## EXERCISE GOAL
Count how many lines below contain the word "this", then give that number alone.

---------- GIVEN RECORDS ----------

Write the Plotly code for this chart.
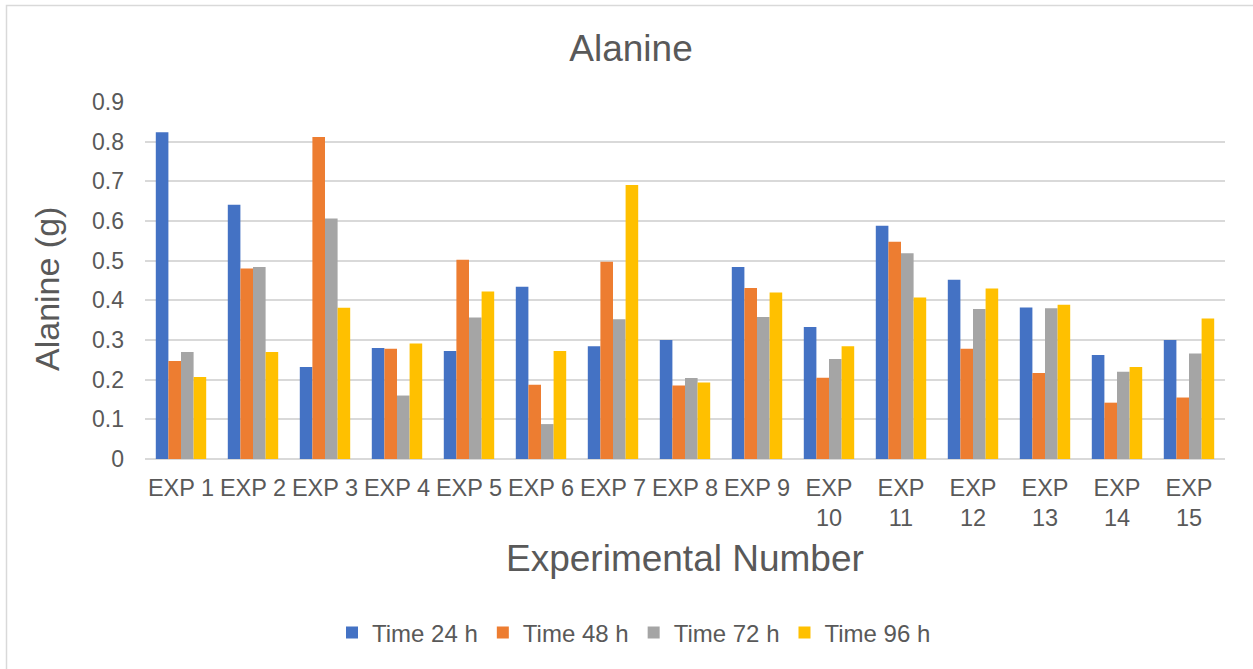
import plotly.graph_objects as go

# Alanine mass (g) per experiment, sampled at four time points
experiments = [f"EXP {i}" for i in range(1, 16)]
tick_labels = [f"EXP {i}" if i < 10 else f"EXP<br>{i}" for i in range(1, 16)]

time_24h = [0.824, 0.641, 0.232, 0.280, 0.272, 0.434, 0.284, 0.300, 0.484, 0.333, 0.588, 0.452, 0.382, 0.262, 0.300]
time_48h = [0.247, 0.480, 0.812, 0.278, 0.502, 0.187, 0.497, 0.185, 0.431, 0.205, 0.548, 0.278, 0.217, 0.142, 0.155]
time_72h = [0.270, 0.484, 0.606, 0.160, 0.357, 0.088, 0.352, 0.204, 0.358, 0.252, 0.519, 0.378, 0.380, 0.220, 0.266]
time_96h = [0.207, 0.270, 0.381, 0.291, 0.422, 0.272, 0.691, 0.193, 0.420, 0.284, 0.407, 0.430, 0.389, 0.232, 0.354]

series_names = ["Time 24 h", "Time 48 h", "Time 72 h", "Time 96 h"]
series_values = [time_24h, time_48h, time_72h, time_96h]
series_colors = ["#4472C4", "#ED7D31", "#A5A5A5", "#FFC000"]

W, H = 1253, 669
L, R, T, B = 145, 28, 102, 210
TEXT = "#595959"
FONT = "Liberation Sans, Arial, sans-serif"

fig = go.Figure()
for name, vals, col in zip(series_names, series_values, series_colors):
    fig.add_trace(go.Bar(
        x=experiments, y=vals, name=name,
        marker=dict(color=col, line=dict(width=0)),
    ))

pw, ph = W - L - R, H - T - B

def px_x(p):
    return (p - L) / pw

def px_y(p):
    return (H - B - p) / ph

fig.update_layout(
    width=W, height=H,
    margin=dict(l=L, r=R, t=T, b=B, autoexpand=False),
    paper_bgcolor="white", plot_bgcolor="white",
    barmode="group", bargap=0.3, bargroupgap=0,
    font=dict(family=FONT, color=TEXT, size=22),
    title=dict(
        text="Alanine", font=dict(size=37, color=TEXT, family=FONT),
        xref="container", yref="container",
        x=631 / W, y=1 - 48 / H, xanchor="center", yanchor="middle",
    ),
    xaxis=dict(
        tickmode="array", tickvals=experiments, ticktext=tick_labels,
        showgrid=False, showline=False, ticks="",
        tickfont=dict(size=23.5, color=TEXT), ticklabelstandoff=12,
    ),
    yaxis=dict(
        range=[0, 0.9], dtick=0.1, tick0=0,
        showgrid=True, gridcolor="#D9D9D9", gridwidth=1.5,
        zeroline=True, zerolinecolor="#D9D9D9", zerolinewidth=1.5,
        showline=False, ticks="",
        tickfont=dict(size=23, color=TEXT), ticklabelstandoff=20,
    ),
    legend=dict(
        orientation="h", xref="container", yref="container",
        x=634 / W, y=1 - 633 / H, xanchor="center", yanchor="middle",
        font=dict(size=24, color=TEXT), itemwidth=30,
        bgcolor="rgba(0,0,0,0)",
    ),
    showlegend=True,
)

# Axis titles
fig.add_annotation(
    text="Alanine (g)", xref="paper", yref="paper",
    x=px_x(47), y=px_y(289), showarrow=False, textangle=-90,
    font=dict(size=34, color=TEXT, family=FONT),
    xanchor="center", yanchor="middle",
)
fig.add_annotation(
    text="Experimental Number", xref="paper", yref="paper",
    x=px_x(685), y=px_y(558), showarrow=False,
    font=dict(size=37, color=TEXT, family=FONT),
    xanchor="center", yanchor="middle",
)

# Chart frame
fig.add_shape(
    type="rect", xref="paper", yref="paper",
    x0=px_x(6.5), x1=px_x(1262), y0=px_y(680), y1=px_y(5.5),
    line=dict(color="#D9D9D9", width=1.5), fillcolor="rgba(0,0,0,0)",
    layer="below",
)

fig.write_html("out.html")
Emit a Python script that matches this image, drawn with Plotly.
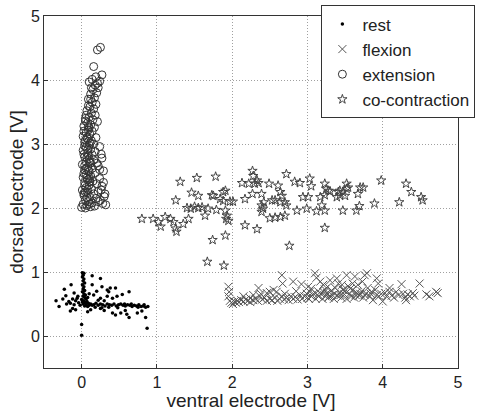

----------

## RESULT
2